I recently wrote about coming across stock footage where the clip metadata didn’t align with the actual clip. In particular, a file may say it was shot at 23.98 frames per second, but in reality, it was shot at a different frame rate and then conformed to 23.98fps.
There are other times when the metadata lines up properly but things still go wrong. Well, maybe “wrong” is a little harsh. What I mean is that the footage doesn’t look as good as it could.
Let’s take an example of a project that runs at 29.97fps, which I’ll round up to 30 fps to make things easier to read. You have shot some scenes at 60 fps for a nice slo-mo montage.
After the first cut, you realize that you’re missing a waterfall scene that you desperately need. You don’t have time to go out and shoot, so you opt to search stock libraries to find a scene that will work. You locate a shot and download a low-res watermarked trial clip. You can tell it was shot at high speed since the slo-mo looks natural—no created frames. You buy it and download it.
Now that you have the full resolution clip, you take a closer look at it and can confirm that the metadata matches the clip. You insert it into your sequence, then move on and finish the project. Everything is great.
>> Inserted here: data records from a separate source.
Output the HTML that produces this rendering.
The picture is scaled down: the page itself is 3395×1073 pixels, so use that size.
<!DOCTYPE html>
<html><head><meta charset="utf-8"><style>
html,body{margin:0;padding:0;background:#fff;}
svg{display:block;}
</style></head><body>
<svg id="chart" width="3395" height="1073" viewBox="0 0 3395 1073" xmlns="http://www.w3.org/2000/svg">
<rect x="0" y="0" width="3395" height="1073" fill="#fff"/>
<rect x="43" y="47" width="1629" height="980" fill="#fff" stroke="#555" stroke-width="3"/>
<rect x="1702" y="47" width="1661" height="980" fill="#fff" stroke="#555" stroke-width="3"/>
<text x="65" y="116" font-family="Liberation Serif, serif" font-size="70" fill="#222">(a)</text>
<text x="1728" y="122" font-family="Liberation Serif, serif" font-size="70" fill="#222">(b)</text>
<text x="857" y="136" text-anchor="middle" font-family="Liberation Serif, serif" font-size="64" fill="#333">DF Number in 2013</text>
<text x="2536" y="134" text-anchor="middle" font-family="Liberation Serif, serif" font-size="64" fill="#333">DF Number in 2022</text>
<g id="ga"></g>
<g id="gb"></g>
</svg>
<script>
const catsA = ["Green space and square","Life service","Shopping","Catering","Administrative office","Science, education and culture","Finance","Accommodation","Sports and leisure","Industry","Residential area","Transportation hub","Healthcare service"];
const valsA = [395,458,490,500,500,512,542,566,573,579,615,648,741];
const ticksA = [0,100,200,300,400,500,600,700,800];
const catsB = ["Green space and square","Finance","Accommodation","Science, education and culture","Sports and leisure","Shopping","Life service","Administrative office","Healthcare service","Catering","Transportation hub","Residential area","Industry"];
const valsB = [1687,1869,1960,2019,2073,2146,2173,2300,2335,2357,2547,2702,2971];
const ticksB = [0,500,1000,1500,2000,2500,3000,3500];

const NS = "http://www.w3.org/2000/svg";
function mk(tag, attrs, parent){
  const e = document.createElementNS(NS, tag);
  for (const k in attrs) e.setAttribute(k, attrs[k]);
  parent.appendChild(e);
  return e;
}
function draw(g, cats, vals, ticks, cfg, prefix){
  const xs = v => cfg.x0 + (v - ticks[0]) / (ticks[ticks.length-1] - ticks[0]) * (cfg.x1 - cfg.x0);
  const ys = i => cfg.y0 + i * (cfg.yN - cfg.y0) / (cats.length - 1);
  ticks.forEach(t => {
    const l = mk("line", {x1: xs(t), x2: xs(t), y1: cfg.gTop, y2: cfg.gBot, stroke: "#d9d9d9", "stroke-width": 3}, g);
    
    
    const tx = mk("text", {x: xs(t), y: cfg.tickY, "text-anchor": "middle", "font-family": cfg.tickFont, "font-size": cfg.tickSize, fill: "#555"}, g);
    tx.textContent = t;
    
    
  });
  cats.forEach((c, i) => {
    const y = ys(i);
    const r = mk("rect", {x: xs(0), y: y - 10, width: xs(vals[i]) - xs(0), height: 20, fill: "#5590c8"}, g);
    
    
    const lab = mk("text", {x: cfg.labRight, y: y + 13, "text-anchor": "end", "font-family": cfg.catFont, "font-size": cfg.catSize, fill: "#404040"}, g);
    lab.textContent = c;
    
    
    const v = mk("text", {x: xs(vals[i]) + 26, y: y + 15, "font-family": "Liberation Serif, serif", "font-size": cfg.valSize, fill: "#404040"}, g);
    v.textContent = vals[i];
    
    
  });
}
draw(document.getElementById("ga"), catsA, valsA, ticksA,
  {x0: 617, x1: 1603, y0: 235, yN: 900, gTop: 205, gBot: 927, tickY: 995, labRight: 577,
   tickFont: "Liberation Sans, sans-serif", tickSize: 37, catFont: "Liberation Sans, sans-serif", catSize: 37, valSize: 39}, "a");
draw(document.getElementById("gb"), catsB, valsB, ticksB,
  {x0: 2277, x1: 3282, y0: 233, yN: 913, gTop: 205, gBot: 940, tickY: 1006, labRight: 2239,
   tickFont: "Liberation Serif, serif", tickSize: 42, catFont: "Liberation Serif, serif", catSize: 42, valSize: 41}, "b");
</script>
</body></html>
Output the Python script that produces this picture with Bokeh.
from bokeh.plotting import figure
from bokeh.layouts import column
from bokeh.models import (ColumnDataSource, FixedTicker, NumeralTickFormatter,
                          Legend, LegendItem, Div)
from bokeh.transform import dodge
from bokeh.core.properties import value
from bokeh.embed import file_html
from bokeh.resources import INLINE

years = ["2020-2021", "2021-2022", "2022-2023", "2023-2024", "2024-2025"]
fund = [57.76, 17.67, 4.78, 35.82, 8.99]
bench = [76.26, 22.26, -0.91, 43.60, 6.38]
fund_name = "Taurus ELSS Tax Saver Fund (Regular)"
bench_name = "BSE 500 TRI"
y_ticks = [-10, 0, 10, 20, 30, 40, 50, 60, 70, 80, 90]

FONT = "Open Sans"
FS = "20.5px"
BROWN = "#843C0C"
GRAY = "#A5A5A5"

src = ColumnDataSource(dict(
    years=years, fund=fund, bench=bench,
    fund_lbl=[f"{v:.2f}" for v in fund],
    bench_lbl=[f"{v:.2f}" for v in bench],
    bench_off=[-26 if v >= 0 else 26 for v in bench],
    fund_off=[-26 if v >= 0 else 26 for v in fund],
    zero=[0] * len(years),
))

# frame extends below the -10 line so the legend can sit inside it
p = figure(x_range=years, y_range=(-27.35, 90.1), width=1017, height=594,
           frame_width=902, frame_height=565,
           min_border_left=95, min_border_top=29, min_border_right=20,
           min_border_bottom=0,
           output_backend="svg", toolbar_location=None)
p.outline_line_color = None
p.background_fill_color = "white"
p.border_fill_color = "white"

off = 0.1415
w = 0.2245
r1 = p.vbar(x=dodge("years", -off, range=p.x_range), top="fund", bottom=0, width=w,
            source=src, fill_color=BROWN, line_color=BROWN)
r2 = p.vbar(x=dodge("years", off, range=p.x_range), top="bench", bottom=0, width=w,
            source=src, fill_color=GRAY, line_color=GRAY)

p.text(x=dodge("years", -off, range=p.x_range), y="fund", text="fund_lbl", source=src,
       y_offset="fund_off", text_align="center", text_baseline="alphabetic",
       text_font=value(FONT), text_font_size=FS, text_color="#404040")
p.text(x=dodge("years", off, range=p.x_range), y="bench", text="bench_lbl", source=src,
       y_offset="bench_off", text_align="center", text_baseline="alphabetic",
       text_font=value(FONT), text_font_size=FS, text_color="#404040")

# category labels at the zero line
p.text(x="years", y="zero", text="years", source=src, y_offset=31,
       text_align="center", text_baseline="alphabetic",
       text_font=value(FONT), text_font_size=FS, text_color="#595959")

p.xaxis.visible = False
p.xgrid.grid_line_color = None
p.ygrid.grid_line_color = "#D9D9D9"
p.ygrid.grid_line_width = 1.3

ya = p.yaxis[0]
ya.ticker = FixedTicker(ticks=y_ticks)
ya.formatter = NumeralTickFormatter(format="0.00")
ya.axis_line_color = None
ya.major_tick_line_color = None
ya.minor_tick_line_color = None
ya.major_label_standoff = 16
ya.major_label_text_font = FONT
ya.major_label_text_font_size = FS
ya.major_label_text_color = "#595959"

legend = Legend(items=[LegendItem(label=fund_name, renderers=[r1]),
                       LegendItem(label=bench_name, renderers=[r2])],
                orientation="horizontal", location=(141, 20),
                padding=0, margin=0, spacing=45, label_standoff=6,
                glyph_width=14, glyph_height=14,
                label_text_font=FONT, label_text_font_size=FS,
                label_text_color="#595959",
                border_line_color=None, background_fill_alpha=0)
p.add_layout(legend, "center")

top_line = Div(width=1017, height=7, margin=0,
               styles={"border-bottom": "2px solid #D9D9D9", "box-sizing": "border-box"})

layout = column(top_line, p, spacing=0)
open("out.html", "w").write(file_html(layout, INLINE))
However, after you watch playback a few times, you notice that the stock shot jumps a bit. You look at the original file again and it looks fine. Then you notice that the clip’s codec is MJPEG (Motion JPEG) and you wonder if your workstation isn’t up to playing that back.
So you take the downloaded clip and transcode it to ProRes or DNxHD or whatever codec the rest of your footage uses. You replace the clip with the transcoded file and try again—same problem.
It’s not a codec problem, it is a frame rate mismatch problem. Although you confirmed the metadata is correct on the stock clip, that metadata tells you the clip is at 24 fps. When you place that clip on your timeline, the software “interprets” the footage to make it fit into the 30 fps sequence.
This interpretation is where the problem is. To make the clip fit, the edit software repeats a frame every 5 frames, causing the stutter that you notice.
Now the stock shot you thought would mesh perfectly with your footage doesn’t, and you’ve already purchased it.